Your task: Take the lines beginning with the one that contains "Emit a Python" and ending with the one that contains "palette=series_colors, linewidth=1.8, ax=ax, legend=True)", and set them down exactly. Omit all pictures.

==== Excerpted data ====

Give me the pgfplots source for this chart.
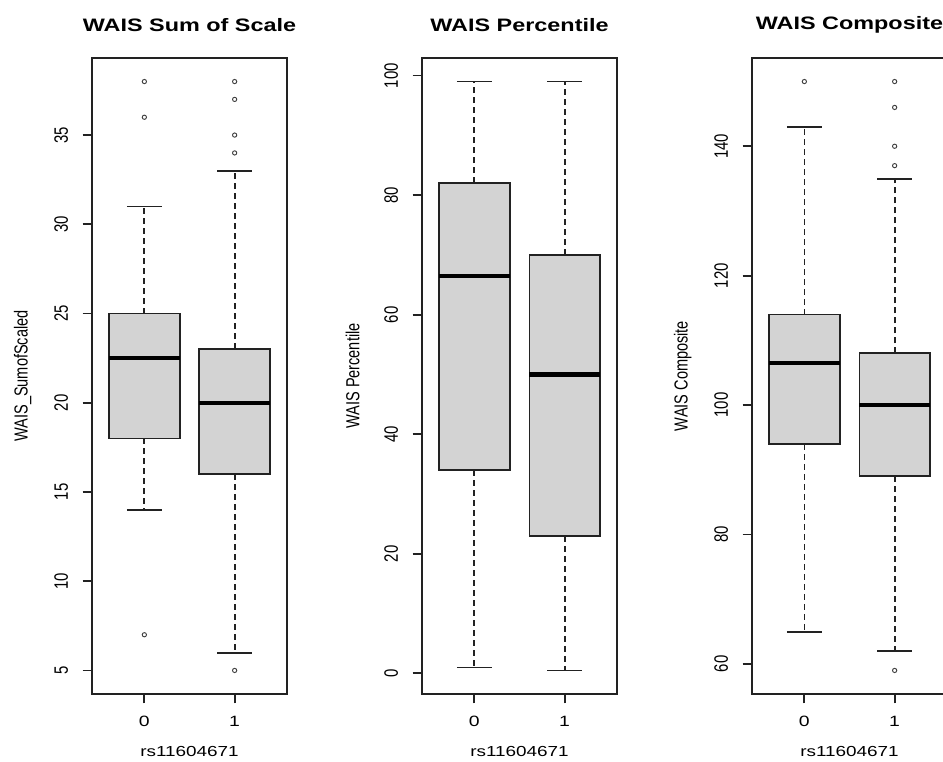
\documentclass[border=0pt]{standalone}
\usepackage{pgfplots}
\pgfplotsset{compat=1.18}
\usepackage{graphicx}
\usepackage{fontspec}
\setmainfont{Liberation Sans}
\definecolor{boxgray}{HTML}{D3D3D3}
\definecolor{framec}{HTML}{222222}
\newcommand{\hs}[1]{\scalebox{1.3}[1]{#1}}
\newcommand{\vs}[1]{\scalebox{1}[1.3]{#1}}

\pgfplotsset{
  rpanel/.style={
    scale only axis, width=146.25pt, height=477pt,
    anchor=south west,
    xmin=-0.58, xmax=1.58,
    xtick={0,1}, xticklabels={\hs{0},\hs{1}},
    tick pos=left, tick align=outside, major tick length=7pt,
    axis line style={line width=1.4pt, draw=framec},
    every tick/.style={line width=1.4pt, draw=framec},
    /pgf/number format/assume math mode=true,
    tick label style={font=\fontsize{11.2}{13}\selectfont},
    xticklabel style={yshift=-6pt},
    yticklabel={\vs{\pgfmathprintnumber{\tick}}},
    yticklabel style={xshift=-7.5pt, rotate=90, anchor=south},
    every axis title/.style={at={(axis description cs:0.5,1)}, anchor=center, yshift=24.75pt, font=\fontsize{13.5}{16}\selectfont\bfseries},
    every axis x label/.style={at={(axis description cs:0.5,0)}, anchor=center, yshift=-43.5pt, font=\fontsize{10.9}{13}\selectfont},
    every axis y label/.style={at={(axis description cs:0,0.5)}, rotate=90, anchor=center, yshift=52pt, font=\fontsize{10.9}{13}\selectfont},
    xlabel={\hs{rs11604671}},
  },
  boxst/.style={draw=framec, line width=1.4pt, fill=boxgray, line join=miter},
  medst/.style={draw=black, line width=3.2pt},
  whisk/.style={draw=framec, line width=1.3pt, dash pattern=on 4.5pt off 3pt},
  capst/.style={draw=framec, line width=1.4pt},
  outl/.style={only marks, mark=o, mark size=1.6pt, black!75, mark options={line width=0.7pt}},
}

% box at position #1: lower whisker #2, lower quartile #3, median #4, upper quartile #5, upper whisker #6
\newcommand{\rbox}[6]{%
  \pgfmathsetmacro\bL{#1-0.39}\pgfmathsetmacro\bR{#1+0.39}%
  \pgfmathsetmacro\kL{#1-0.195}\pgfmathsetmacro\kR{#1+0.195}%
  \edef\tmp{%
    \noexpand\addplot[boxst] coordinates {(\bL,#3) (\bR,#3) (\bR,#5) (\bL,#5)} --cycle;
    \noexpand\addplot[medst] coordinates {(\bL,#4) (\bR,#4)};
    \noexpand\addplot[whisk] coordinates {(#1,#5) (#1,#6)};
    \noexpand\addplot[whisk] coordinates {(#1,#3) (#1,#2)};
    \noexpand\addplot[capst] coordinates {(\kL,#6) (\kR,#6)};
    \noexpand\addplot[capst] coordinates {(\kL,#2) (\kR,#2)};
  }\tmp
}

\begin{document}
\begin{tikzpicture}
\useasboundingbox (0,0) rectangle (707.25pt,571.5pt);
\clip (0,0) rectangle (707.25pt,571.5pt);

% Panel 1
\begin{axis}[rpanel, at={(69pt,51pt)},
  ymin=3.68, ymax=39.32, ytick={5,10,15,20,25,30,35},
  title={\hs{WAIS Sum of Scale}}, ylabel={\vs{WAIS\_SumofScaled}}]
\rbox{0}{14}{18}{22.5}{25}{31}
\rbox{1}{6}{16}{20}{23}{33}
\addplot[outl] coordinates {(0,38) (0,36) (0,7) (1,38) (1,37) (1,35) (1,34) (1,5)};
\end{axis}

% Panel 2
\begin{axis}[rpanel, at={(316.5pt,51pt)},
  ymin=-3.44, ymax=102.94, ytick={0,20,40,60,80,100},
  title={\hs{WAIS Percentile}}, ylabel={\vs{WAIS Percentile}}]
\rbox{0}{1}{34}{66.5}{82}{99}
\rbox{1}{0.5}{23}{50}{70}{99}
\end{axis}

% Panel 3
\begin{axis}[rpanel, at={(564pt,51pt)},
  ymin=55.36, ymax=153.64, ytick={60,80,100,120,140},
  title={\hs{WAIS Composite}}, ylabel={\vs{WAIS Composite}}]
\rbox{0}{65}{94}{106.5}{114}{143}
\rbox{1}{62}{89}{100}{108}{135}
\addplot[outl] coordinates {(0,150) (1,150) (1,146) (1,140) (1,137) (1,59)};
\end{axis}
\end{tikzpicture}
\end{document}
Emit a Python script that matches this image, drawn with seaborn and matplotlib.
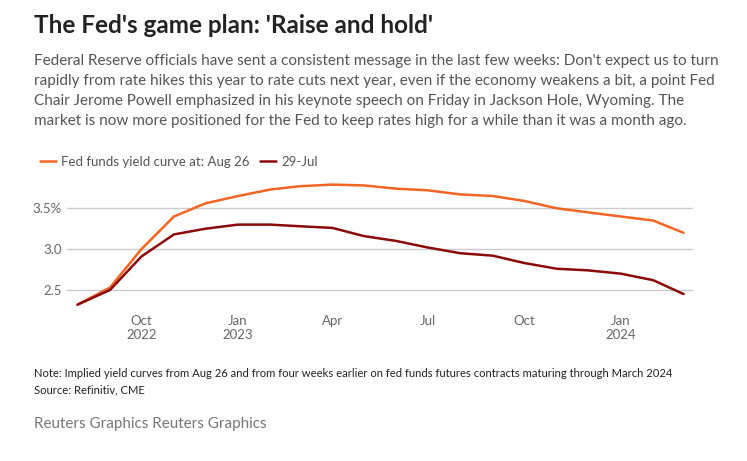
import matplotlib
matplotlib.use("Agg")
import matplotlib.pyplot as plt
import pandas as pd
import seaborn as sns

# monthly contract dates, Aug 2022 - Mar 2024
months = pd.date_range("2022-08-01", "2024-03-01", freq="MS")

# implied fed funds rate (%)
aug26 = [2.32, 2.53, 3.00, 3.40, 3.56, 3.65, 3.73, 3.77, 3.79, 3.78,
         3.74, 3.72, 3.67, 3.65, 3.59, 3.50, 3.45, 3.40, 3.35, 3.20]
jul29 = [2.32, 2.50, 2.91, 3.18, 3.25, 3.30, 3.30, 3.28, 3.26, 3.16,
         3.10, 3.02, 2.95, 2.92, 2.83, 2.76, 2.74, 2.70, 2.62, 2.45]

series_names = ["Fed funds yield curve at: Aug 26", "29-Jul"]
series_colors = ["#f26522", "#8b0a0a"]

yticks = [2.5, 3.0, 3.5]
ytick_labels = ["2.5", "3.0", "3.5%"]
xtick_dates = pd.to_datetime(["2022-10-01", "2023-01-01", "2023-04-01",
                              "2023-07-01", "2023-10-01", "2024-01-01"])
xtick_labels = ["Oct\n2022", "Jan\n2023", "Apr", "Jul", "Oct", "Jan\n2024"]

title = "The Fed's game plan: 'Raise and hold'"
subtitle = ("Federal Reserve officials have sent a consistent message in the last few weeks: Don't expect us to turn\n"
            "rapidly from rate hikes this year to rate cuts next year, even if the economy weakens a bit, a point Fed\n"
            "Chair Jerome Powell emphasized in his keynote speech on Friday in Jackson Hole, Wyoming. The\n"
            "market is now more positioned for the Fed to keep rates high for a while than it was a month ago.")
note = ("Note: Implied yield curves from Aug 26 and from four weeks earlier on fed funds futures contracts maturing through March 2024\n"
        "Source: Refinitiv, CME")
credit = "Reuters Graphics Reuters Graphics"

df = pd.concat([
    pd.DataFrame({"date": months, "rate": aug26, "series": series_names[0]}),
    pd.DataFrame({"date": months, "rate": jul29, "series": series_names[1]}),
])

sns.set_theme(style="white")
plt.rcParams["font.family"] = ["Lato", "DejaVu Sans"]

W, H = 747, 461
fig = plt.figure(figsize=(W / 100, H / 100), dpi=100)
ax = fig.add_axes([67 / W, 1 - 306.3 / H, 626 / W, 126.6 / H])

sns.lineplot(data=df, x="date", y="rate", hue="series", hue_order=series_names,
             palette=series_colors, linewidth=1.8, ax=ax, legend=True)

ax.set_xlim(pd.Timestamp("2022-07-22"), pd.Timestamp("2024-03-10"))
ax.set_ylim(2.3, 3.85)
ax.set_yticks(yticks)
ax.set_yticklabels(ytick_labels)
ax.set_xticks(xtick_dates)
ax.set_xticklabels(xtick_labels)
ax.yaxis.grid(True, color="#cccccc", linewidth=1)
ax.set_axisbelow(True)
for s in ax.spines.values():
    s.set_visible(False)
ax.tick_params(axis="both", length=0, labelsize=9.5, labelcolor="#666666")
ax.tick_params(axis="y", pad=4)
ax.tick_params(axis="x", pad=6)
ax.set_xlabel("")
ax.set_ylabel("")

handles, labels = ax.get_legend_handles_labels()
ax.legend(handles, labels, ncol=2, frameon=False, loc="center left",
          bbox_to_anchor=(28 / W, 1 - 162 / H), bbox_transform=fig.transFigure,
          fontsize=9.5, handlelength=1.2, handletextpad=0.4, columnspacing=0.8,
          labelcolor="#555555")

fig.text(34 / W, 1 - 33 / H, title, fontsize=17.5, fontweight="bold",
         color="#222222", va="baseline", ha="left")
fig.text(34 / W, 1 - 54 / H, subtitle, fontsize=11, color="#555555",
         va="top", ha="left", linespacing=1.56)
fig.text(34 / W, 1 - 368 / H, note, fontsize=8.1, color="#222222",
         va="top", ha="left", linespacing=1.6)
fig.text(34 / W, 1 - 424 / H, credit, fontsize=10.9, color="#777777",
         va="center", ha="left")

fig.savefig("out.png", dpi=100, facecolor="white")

====

Answer in full:
Emit a Python script that matches this image, drawn with seaborn and matplotlib.
import matplotlib
matplotlib.use("Agg")
import matplotlib.pyplot as plt
import pandas as pd
import seaborn as sns

# monthly contract dates, Aug 2022 - Mar 2024
months = pd.date_range("2022-08-01", "2024-03-01", freq="MS")

# implied fed funds rate (%)
aug26 = [2.32, 2.53, 3.00, 3.40, 3.56, 3.65, 3.73, 3.77, 3.79, 3.78,
         3.74, 3.72, 3.67, 3.65, 3.59, 3.50, 3.45, 3.40, 3.35, 3.20]
jul29 = [2.32, 2.50, 2.91, 3.18, 3.25, 3.30, 3.30, 3.28, 3.26, 3.16,
         3.10, 3.02, 2.95, 2.92, 2.83, 2.76, 2.74, 2.70, 2.62, 2.45]

series_names = ["Fed funds yield curve at: Aug 26", "29-Jul"]
series_colors = ["#f26522", "#8b0a0a"]

yticks = [2.5, 3.0, 3.5]
ytick_labels = ["2.5", "3.0", "3.5%"]
xtick_dates = pd.to_datetime(["2022-10-01", "2023-01-01", "2023-04-01",
                              "2023-07-01", "2023-10-01", "2024-01-01"])
xtick_labels = ["Oct\n2022", "Jan\n2023", "Apr", "Jul", "Oct", "Jan\n2024"]

title = "The Fed's game plan: 'Raise and hold'"
subtitle = ("Federal Reserve officials have sent a consistent message in the last few weeks: Don't expect us to turn\n"
            "rapidly from rate hikes this year to rate cuts next year, even if the economy weakens a bit, a point Fed\n"
            "Chair Jerome Powell emphasized in his keynote speech on Friday in Jackson Hole, Wyoming. The\n"
            "market is now more positioned for the Fed to keep rates high for a while than it was a month ago.")
note = ("Note: Implied yield curves from Aug 26 and from four weeks earlier on fed funds futures contracts maturing through March 2024\n"
        "Source: Refinitiv, CME")
credit = "Reuters Graphics Reuters Graphics"

df = pd.concat([
    pd.DataFrame({"date": months, "rate": aug26, "series": series_names[0]}),
    pd.DataFrame({"date": months, "rate": jul29, "series": series_names[1]}),
])

sns.set_theme(style="white")
plt.rcParams["font.family"] = ["Lato", "DejaVu Sans"]

W, H = 747, 461
fig = plt.figure(figsize=(W / 100, H / 100), dpi=100)
ax = fig.add_axes([67 / W, 1 - 306.3 / H, 626 / W, 126.6 / H])

sns.lineplot(data=df, x="date", y="rate", hue="series", hue_order=series_names,
             palette=series_colors, linewidth=1.8, ax=ax, legend=True)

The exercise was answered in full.